The microfluidics technologies/devices are capable of controlling and transferring tiny quantities of liquids to allow biological assays to be integrated and accomplished on a small scale.
Microfluidics is the miniaturization of biological separation and assay techniques to such a degree that multiple “experiments” can be accomplished on a “chip” small enough to fit in the palm of your hand. Tiny quantities of solvent, sample, and reagents are steered through narrow channels on the chip, where they are mixed and analyzed by such techniques as electrophoresis, fluorescence detection, immunoassay, or indeed almost any classical laboratory method.

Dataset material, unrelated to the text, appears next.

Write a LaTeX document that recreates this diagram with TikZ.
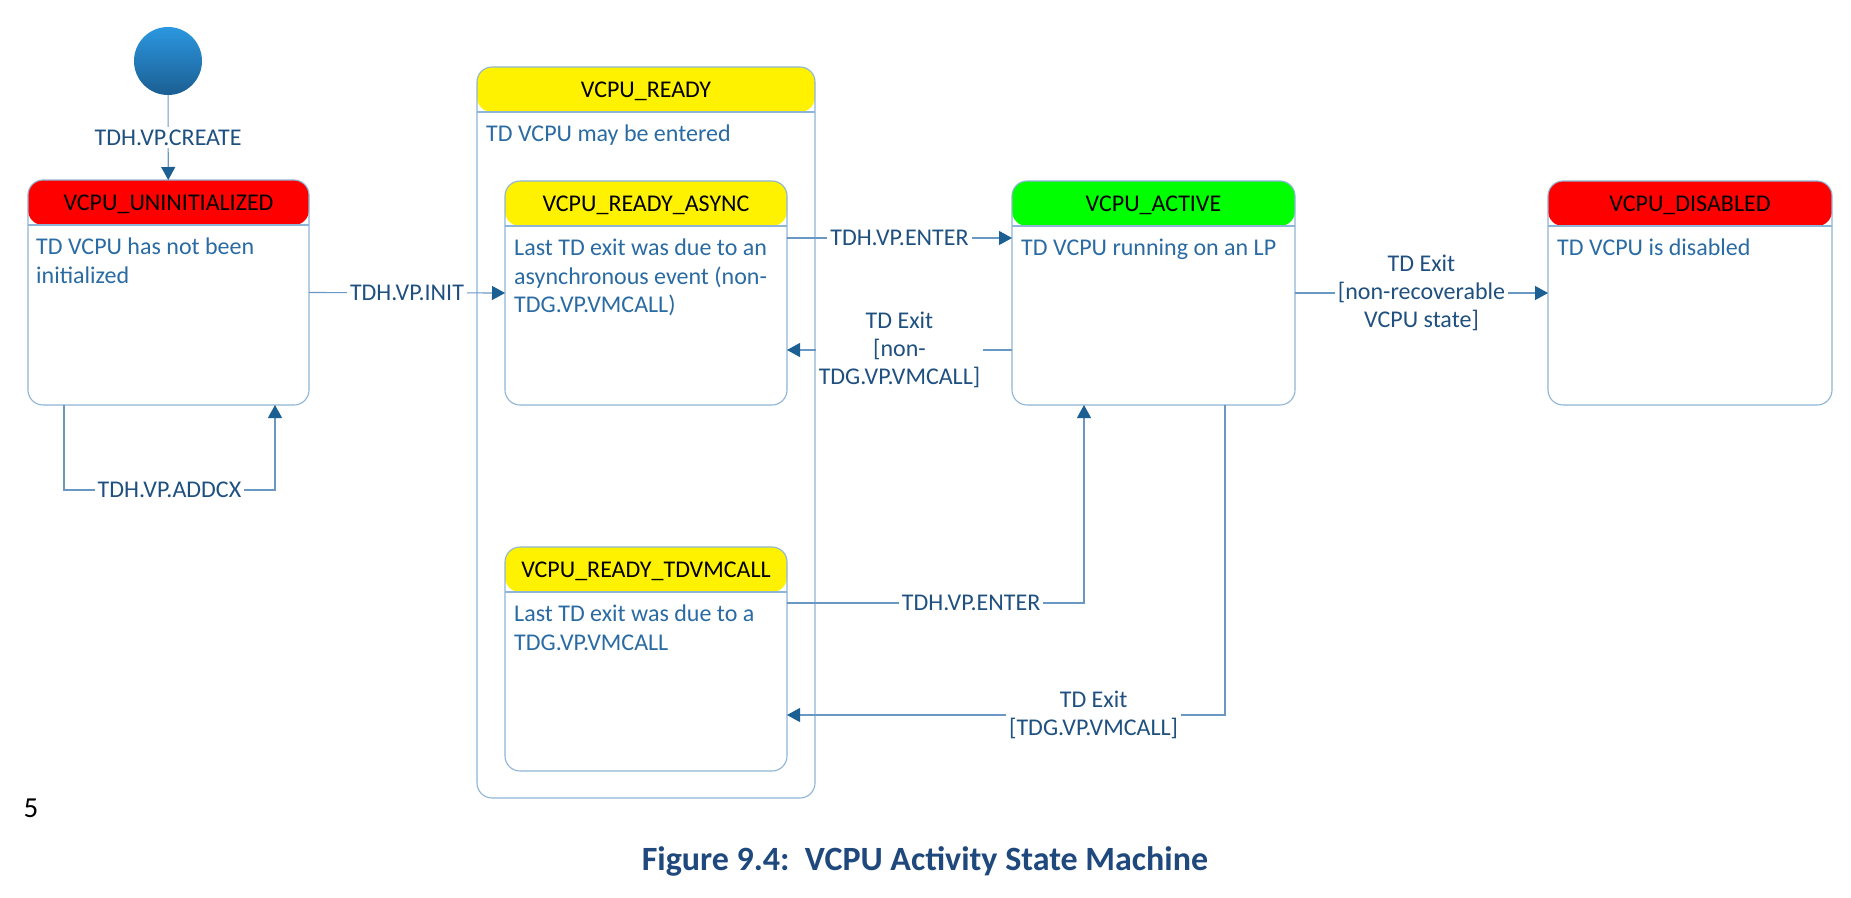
\documentclass[tikz,border=0pt]{standalone}
\usepackage{fontspec}
\setmainfont{Carlito}
\usetikzlibrary{arrows.meta}

\definecolor{boxline}{HTML}{8EB4D6}
\definecolor{flowline}{HTML}{6A98C4}
\definecolor{tipblue}{HTML}{1C5F93}
\definecolor{lbltext}{HTML}{1F5080}
\definecolor{bodytext}{HTML}{2A6BA3}
\definecolor{capblue}{HTML}{1F497D}
\definecolor{dotlight}{HTML}{2B97E0}
\definecolor{dotdark}{HTML}{1B5E92}

\begin{document}
\begin{tikzpicture}[x=1pt, y=-1pt,
  statebox/.style={draw=boxline, line width=1.1pt, rounded corners=15pt, fill=white,
    outer sep=0pt, inner sep=0pt,
    path picture={
      \fill[#1] (path picture bounding box.north west)
        rectangle ([yshift=-45pt]path picture bounding box.north east);
      \draw[boxline, line width=1.1pt] ([yshift=-45pt]path picture bounding box.north west)
        -- ([yshift=-45pt]path picture bounding box.north east);}},
  title/.style={inner sep=0pt, text height=15.5pt, text depth=0pt,
    font=\fontsize{24}{28.5}\selectfont},
  bodytxt/.style={anchor=north west, inner sep=0pt, align=left, text=bodytext,
    font=\fontsize{24}{28.5}\selectfont},
  flow/.style={draw=flowline, line width=1.1pt,
    -{Triangle[length=13pt, width=14pt, color=tipblue]}},
  lbl/.style={fill=white, inner sep=3pt, align=center, text=lbltext,
    font=\fontsize{24}{28}\selectfont},
  initdot/.style={circle, minimum size=68pt, inner sep=0pt,
    top color=dotlight, bottom color=dotdark}]

% Page area
\useasboundingbox[fill=white] (0,0) rectangle (1851,897);

% Initial state
\node[initdot] (init) at (168,61) {};

% States
\node[statebox=yellow, minimum width=338pt, minimum height=731pt] (ready) at (646,432.5) {};
\node[statebox=yellow, minimum width=282pt, minimum height=224pt] (async) at (646,293) {};
\node[statebox=yellow, minimum width=282pt, minimum height=224pt] (tdvm) at (646,659) {};
\node[statebox=red, minimum width=281pt, minimum height=225pt] (uninit) at (168.5,292.5) {};
\node[statebox=green, minimum width=283pt, minimum height=224pt] (active) at (1153.5,293) {};
\node[statebox=red, minimum width=284pt, minimum height=224pt] (disabled) at (1690,293) {};

% State names
\foreach \n/\t in {ready/VCPU\_READY, async/VCPU\_READY\_ASYNC, tdvm/VCPU\_READY\_TDVMCALL,
    uninit/VCPU\_UNINITIALIZED, active/VCPU\_ACTIVE, disabled/VCPU\_DISABLED}
  \node[title] (\n-title) at ([yshift=-22.5pt]\n.north) {\t};

% State descriptions
\node[bodytxt] (ready-text) at ([xshift=9pt, yshift=-58pt]ready.north west) {TD VCPU may be entered};
\node[bodytxt] (async-text) at ([xshift=9pt, yshift=-58pt]async.north west)
  {Last TD exit was due to an\\asynchronous event (non-\\TDG.VP.VMCALL)};
\node[bodytxt] (tdvm-text) at ([xshift=9pt, yshift=-58pt]tdvm.north west)
  {Last TD exit was due to a\\TDG.VP.VMCALL};
\node[bodytxt] (uninit-text) at ([xshift=8pt, yshift=-58pt]uninit.north west)
  {TD VCPU has not been\\initialized};
\node[bodytxt] (active-text) at ([xshift=9pt, yshift=-58pt]active.north west) {TD VCPU running on an LP};
\node[bodytxt] (disabled-text) at ([xshift=9pt, yshift=-58pt]disabled.north west) {TD VCPU is disabled};

% Transitions
\draw[flow] (init) -- node[lbl] (create-lbl) {TDH.VP.CREATE} (uninit);
\draw[flow] (uninit.east) -- node[lbl] (init-lbl) {TDH.VP.INIT} (async.west);
\draw[flow] ([xshift=-104.5pt]uninit.south) -- ++(0,85)
  -| node[lbl, pos=0.25] (addcx-lbl) {TDH.VP.ADDCX} ([xshift=106.5pt]uninit.south);
\draw[flow] ([yshift=55pt]async.east) -- node[lbl] (enter-lbl) {TDH.VP.ENTER} ([yshift=55pt]active.west);
\draw[flow] ([yshift=-57pt]active.west)
  -- node[lbl] (exit-lbl) {TD Exit\\{[non-}\\TDG.VP.VMCALL]} ([yshift=-57pt]async.east);
\draw[flow] (active) -- node[lbl] (fail-lbl) {TD Exit\\{[non-recoverable}\\VCPU state]} (disabled);
\draw[flow] ([yshift=56pt]tdvm.east)
  -| node[lbl, pos=0.31] (reenter-lbl) {TDH.VP.ENTER} ([xshift=-69.5pt]active.south);
\draw[flow] ([xshift=71.5pt]active.south)
  |- node[lbl, pos=0.65] (vmcall-lbl) {TD Exit\\{[TDG.VP.VMCALL]}} ([yshift=-56pt]tdvm.east);

% Line number and caption
\node[inner sep=0pt, font=\fontsize{29}{34}\selectfont] (lineno) at (31,808) {5};
\node[text=capblue, font=\bfseries\fontsize{34}{40}\selectfont] (caption) at (925,861)
  {Figure 9.4:\ \ VCPU Activity State Machine};

\end{tikzpicture}
\end{document}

Today a number of products varying in many respects are available. Laboratory chips may be made from plastic, glass, quartz or even silicon. The fluid may be driven by centrifugal forces, mechanical pressure or vacuum pumps, by inertia, or by one of several electrical methods; fluid flow can be diverted around the chip by mechanical valves, surface tension, voltage gradients, or even electromagnetic forces.

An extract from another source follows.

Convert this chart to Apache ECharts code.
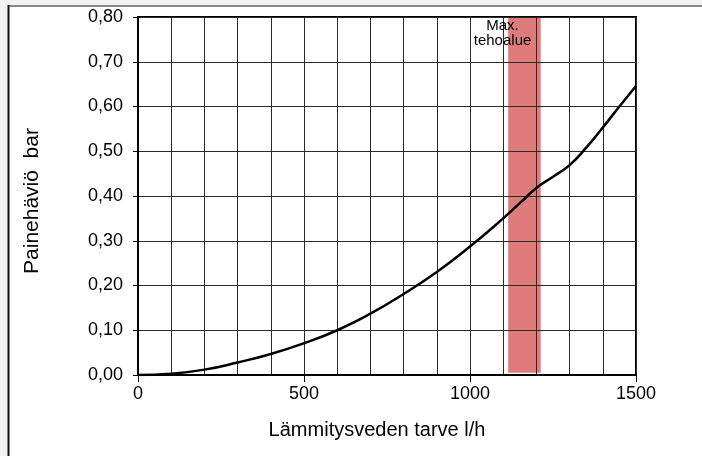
<!DOCTYPE html>
<html>
<head>
<meta charset="utf-8">
<script src="https://cdn.jsdelivr.net/npm/echarts@6/dist/echarts.min.js"></script>
<style>
  html, body { margin: 0; padding: 0; background: #f3f3f3; }
  #chart { position: absolute; left: 0; top: 0; width: 702px; height: 456px; }
</style>
</head>
<body>
<div id="chart"></div>
<script>
// Flow (l/h) and pressure drop (bar)
const flow     = [0, 100, 200, 300, 400, 500, 600, 700, 800, 900, 1000, 1100, 1150, 1200, 1250, 1300, 1350, 1400, 1450, 1500];
const pressure = [0, 0.003, 0.012, 0.028, 0.047, 0.071, 0.100, 0.137, 0.181, 0.230, 0.287, 0.350, 0.384, 0.418, 0.443, 0.469, 0.508, 0.553, 0.600, 0.646];

// Max power range band
const bandFlow = [1115, 1213];
const bandPressure = [0.005, 0.8];
const bandLabel = 'Max.\ntehoalue';
const bandLabelAt = [1098, 0.8];

// Axes
const xRange = [0, 1500];
const yRange = [0, 0.8];
const xTitle = 'Lämmitysveden tarve l/h';
const yTitle = 'Painehäviö  bar';

const chart = echarts.init(document.getElementById('chart'));
const font = 'Liberation Sans, Arial, sans-serif';
const gridLine = { show: true, lineStyle: { color: '#2a2a2a', width: 1, type: 'solid' } };

chart.setOption({
  backgroundColor: '#f3f3f3',
  animation: false,
  textStyle: { fontFamily: font },
  graphic: [
    { type: 'rect', z: -10, silent: true, shape: { x: 8, y: 5, width: 700, height: 460 }, style: { fill: '#fff' } },
    { type: 'line', z: -9, silent: true, shape: { x1: 8, y1: 6, x2: 702, y2: 6 }, style: { stroke: '#8a8a8a', lineWidth: 2 } },
    { type: 'line', z: -9, silent: true, shape: { x1: 8.5, y1: 5, x2: 8.5, y2: 456 }, style: { stroke: '#111', lineWidth: 2 } }
  ],
  grid: { left: 138, top: 17, width: 498, height: 358, show: true, borderColor: '#000', borderWidth: 2, backgroundColor: '#fff' },
  xAxis: [{
    type: 'value', min: xRange[0], max: xRange[1], interval: 500, z: 3,
    name: xTitle, nameLocation: 'middle', nameGap: 45,
    nameTextStyle: { fontSize: 20, color: '#000', fontFamily: font, padding: [0, 20, 0, 0] },
    axisLine: { show: true, onZero: false, lineStyle: { color: '#000', width: 2 } },
    axisTick: { show: true, length: 7, lineStyle: { color: '#000', width: 1 } },
    minorTick: { show: false, splitNumber: 5 },
    axisLabel: { fontSize: 18, color: '#000', margin: 10, fontFamily: font, formatter: v => String(v) },
    splitLine: gridLine,
    minorSplitLine: { show: true, lineStyle: { color: '#2a2a2a', width: 1 } }
  }],
  yAxis: [{
    type: 'value', min: yRange[0], max: yRange[1], interval: 0.1, z: 3,
    name: yTitle, nameLocation: 'middle', nameGap: 95,
    nameTextStyle: { fontSize: 21, color: '#000', fontFamily: font, padding: [0, 10, 0, 0] },
    axisLine: { show: true, onZero: false, lineStyle: { color: '#000', width: 2 } },
    axisTick: { show: true, length: 5, lineStyle: { color: '#000', width: 1 } },
    axisLabel: { fontSize: 18, color: '#000', margin: 15, fontFamily: font,
                 formatter: v => v.toFixed(2).replace('.', ',') },
    splitLine: gridLine
  }],
  series: [
    {
      type: 'line', data: [], z: 1, silent: true,
      markArea: {
        silent: true,
        itemStyle: { color: '#e07b7b' },
        data: [[{ xAxis: bandFlow[0], yAxis: bandPressure[0] }, { xAxis: bandFlow[1], yAxis: bandPressure[1] }]]
      }
    },
    {
      type: 'line', z: 5,
      data: flow.map((f, i) => [f, pressure[i]]),
      smooth: 0.5, symbol: 'none',
      lineStyle: { color: '#000', width: 2.5 },
      markPoint: {
        silent: true, symbol: 'rect', symbolSize: 0,
        data: [{ coord: bandLabelAt }],
        label: { show: true, position: 'bottom', distance: 1, formatter: bandLabel,
                 color: '#000', fontSize: 15, lineHeight: 15, fontFamily: font, align: 'center' }
      }
    }
  ]
});
</script>
</body>
</html>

In the technique of using centrifugal forces to drive the fluid a disc that can be spinned is used. Some discs have been of the same physical format as conventional CDs. Samples may be placed in an inner position of the disc and centrifugal forces, created as the disc rotates, push them out through channels cut into the plastic, circumventing the need to design sophisticated electrokinetic or mechanical pumping structures.
As will become evident in the forth-coming description the present invention is in particular applicable to (but not limited to) micro-analysis systems that are based on micro-channels formed in a rotatable, usually plastic, disc, often called a “lab on a chip”. Such discs can be used to perform analysis and separation on small quantities of fluids. In order to reduce costs it is desirable that the discs should be not restricted to use with just one type of reagent or fluid but should be able to work with a variety of fluids.
Furthermore it is often desirable during the preparation of samples that the disc permits the user to dispense volumes of any desired combination of fluids or samples without modifying the disc. A microanalysis device for fluids provided in a rotatable disc is described e.g. in WO-0146465.
All analytical procedures are performed with the purpose of generating information that is requested or required for further decisions. In order to be useful, information need to fulfill certain quality goals. Low quality assays require often several replicates in order to generate useful information and is more costly to run for the customer. These may differ very much on the process and the consequence of decisions made on inappropriate information.